Harold Allan Wilson (22 January 1885 - 17 May 1932) was an English runner. Born in Horncastle, Lincolnshire, he was a member of the Hallamshire Harriers in Sheffield. He competed at the 1908 Summer Olympics in London and won a team gold in the 3 mile and an individual silver in the 1500 metres race. He was the first man to run a sub four minute 1,500 metres, with a time of 3:59.8 in May 1908.

Wilson became the National 1 mile champion after winning the AAA Championships title at the 1908 AAA Championships.

At the 1908 Olympics, Wilson won his 1500 m semi-final in a time of 4:11.4; his time in the final was 4:03.6, fractions of a second behind Melvin Sheppard. He was also part of Britain's five-man gold medal-winning team in the three-mile race. He was Britain's fourth man home in fifth place overall. His teammates were Archie Robertson, Norman Hallows, Joe Deakin and William Coales.
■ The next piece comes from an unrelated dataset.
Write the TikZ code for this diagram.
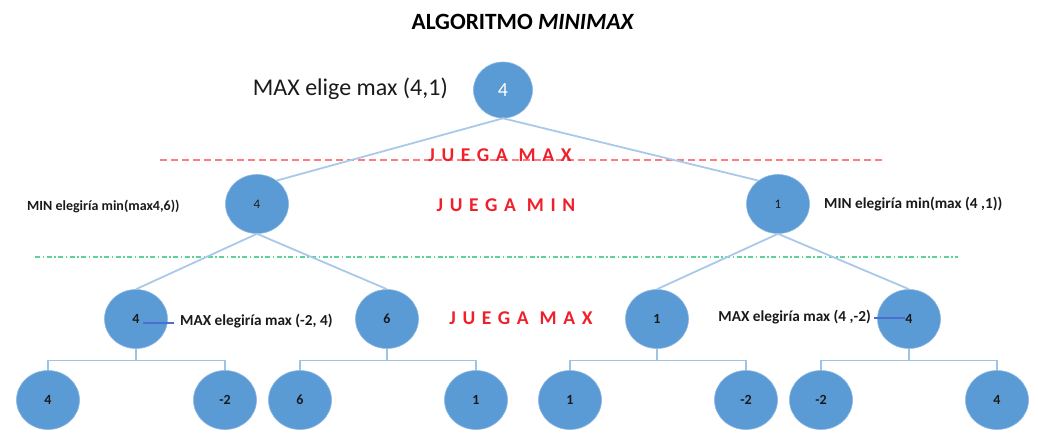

The following year, Wilson was in Queens, New York, competing alongside Sheppard. He spent the 1909 season in the U.S. and was considered one of the best mile runners. The same year, he turned professional and raced in Australia and South Africa. On 29 November 1915, he enlisted as a private in the West Yorkshire Regiment, serving overseas during World War I. He later emigrated to South Africa, where he died in 1932 aged 47.